It is also not done as simple as you drew is, e.g. metal cases are still grounded, and the secondary side of the transformer has a connection to earth, but only in the range of a few kΩ.

Such supply nets are normally limited in area, since finding a fault is relatively hard. Most of the time those are also permanently monitored for isolation (with a insulation monitoring device) as to detect single faults before they cause problems.

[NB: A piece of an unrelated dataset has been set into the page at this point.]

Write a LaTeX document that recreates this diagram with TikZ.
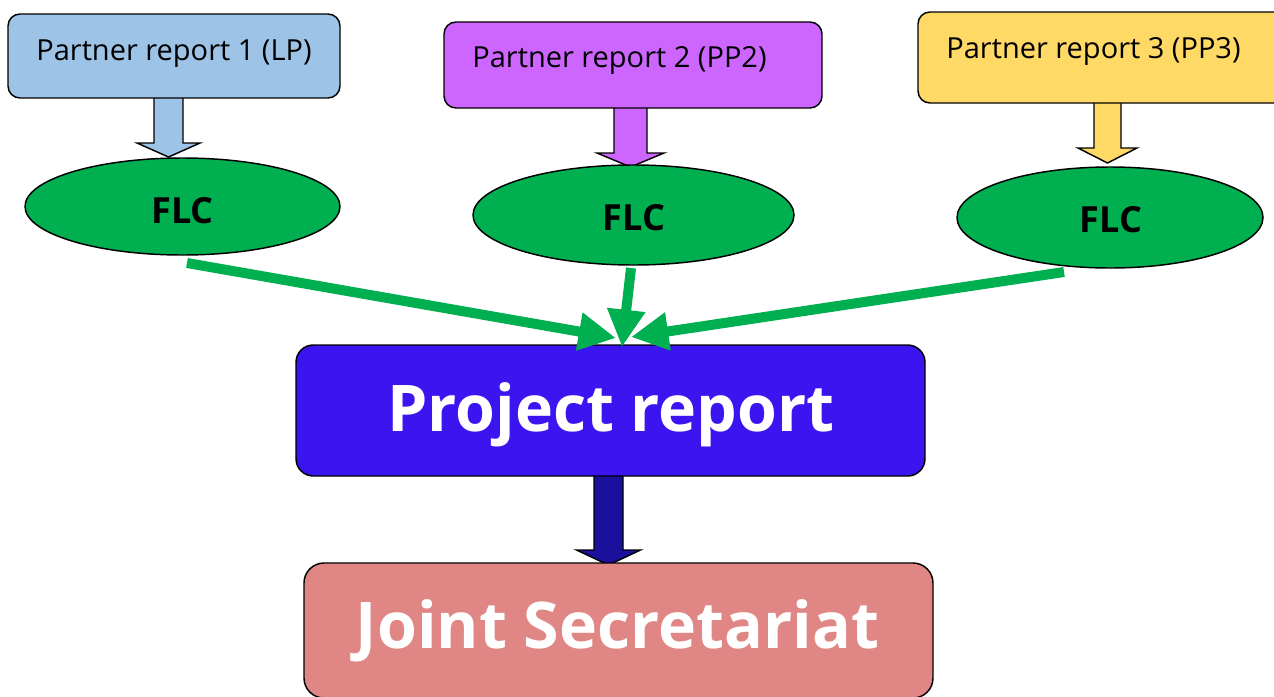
\documentclass[tikz,border=0pt]{standalone}
\usepackage{fontspec}
\setmainfont{Open Sans}
\usetikzlibrary{shapes.geometric,arrows.meta,calc}
\definecolor{cbox1}{HTML}{9DC3E6}
\definecolor{cbox2}{HTML}{CC66FF}
\definecolor{cbox3}{HTML}{FFD966}
\definecolor{cgreen}{HTML}{00B050}
\definecolor{cproj}{HTML}{3C14F0}
\definecolor{cdark}{HTML}{1B0F9E}
\definecolor{cjoint}{HTML}{E08785}
\newcommand\blockarr[6]{% start, tip, half shaft, half head, head length, colour
  \draw[line width=1.1pt,fill=#6,line join=miter]
    ($(#1)+(-#3,0)$) -- ($(#2)+(-#3,-#5)$) -- ($(#2)+(-#4,-#5)$) -- (#2)
    -- ($(#2)+(#4,-#5)$) -- ($(#2)+(#3,-#5)$) -- ($(#1)+(#3,0)$) -- cycle;}
\tikzset{
  pbox/.style={draw=black,line width=1.1pt,rounded corners=9pt,inner sep=0pt},
  flc/.style={ellipse,draw=black,line width=1.1pt,fill=cgreen,inner sep=0pt},
  ptext/.style={anchor=base,inner sep=0pt,font=\fontsize{21.75pt}{26pt}\selectfont},
  ftext/.style={anchor=base,inner sep=0pt,font=\fontsize{27pt}{32pt}\selectfont\bfseries},
  btext/.style={anchor=base,inner sep=0pt,text=white,font=\fontsize{48.3pt}{58pt}\selectfont\bfseries},
  garrow/.style={draw=cgreen,line width=7.5pt,-{Triangle[length=28pt,width=27pt]}}
}
\begin{document}
\begin{tikzpicture}[x=0.75pt,y=-0.75pt]
\useasboundingbox (0,0) rectangle (1274,696);
\clip (0,0) rectangle (1274,696);
% block arrows
\coordinate (a1s) at (168.5,97);  \coordinate (a1t) at (168.5,157);
\coordinate (a2s) at (630.5,106); \coordinate (a2t) at (630.5,167);
\coordinate (a3s) at (1107.5,102);\coordinate (a3t) at (1107.5,163);
\coordinate (a4s) at (608.5,475); \coordinate (a4t) at (608.5,565);
\blockarr{a1s}{a1t}{14.5}{31.5}{14}{cbox1}
\blockarr{a2s}{a2t}{16.5}{33.5}{14}{cbox2}
\blockarr{a3s}{a3t}{13.5}{29.5}{15}{cbox3}
\blockarr{a4s}{a4t}{14.5}{32}{15}{cdark}
% partner boxes
\node[pbox,fill=cbox1,minimum width=249pt,minimum height=63pt] (b1) at (174,56) {};
\node[pbox,fill=cbox2,minimum width=283.5pt,minimum height=64.5pt] (b2) at (633,65) {};
\node[pbox,fill=cbox3,minimum width=286.5pt,minimum height=68.25pt] (b3) at (1109,57.5) {};
\node[ptext] (t1) at (174,60) {Partner report 1 (LP)};
\node[ptext] (t2) at (619.5,67) {Partner report 2 (PP2)};
\node[ptext] (t3) at (1093.5,58) {Partner report 3 (PP3)};
% FLC ellipses
\node[flc,minimum width=236.25pt,minimum height=72.75pt] (e1) at (182.5,206.5) {};
\node[flc,minimum width=240.75pt,minimum height=75pt] (e2) at (633.5,215) {};
\node[flc,minimum width=229.5pt,minimum height=75.75pt] (e3) at (1110,217.5) {};
\node[ftext] (f1) at (182.5,223) {FLC};
\node[ftext] (f2) at (634,230) {FLC};
\node[ftext] (f3) at (1111,232) {FLC};
% main boxes
\node[pbox,rounded corners=13pt,fill=cproj,minimum width=471.75pt,minimum height=98.25pt] (pr) at (610.5,410.5) {};
\node[pbox,rounded corners=15pt,fill=cjoint,minimum width=471.75pt,minimum height=101.25pt] (js) at (618.5,630.5) {};
\node[btext] (prt) at (611,431) {Project report};
\node[btext] (jst) at (617.5,648) {Joint Secretariat};
% green arrows
\coordinate (g1s) at (187,263);  \coordinate (g1t) at (616,338);
\coordinate (g2s) at (631,268);  \coordinate (g2t) at (622,347);
\coordinate (g3s) at (1064,272); \coordinate (g3t) at (631,337);
\draw[garrow] (g1s) -- (g1t);
\draw[garrow] (g3s) -- (g3t);
\draw[garrow] (g2s) -- (g2t);
\end{tikzpicture}
\end{document}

The way you drew the system you could have multiple problems (not an exhaustive list):

  • You can not use RCDs to prevent from touching e.g. cases of devices where the live wire is shorted to the case. Which would not be a problem by itself, but becomes one if you touch anything that is grounded (water pipes, heating, being in your garden, maybe even your living room - depending on your isolation to earth in that case) or e.g. another device where neutral is connected to the case (either by design or also by accident).
  • You have to monitor that your net is never connected to ground at any point (either by design (made for a different country) or by accident).
  • You would have problems with the shields of e.g. network cables. You have to connect them somewhere, but you can't connect them to ground anymore. Maybe connect them to neutral? Then you get a compensation current over the shield, because of the different neutral level of each device (because of the return current and the ohmic resistance of the neutral wire)

Your view also ignores capacitive coupling between the power lines.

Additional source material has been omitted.